- Szpęgawa Location within Poland
- Coordinates: 54°5′52″N 18°44′2″E﻿ / ﻿54.09778°N 18.73389°E
- Country: Poland
- Voivodeship: Pomeranian
- County: Tczew
- Gmina: Tczew
- Population: 638
- Time zone: UTC+1 (CET)
- • Summer (DST): UTC+2 (CEST)
- Vehicle registration: GTC

= Szpęgawa =

Village in Pomeranian Voivodeship, Poland

Szpęgawa is a village in the administrative district of Gmina Tczew, within Tczew County, Pomeranian Voivodeship, in northern Poland. It is located within the ethnocultural region of Kociewie in the historic region of Pomerania.

==History==
Szpęgawa was a private church village of the monastery in Pelplin, administratively located in the Tczew County in the Pomeranian Voivodeship of the Kingdom of Poland.

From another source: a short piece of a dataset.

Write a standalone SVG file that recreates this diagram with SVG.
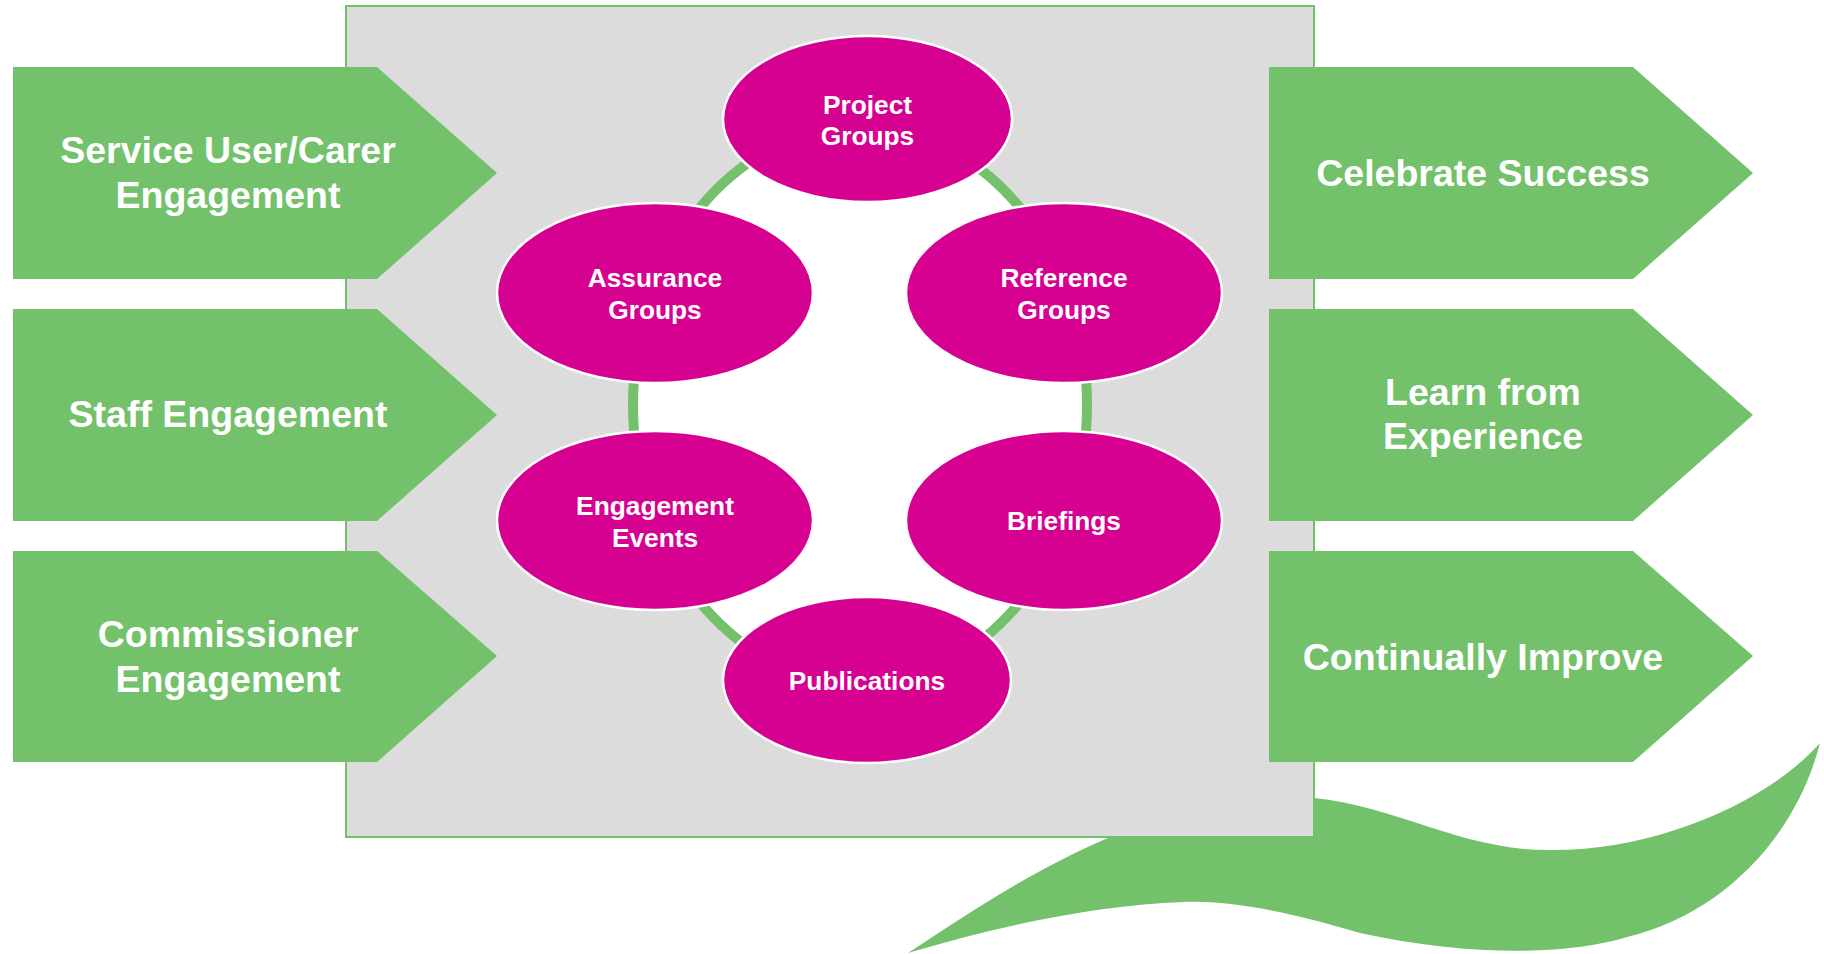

During the German occupation of Poland (World War II), in 1939–1940, several Poles from Szpęgawa, including a teenage boy, were among the victims of large massacres of Poles carried out by the Germans in the Szpęgawski Forest as part of the Intelligenzaktion. In January 1945, a German-perpetrated death march of Allied prisoners-of-war from the Stalag XX-B POW camp passed through the village.

==Transport==
The Polish Voivodeship road 224 runs through the village, and the A1 motorway runs nearby, west of the village.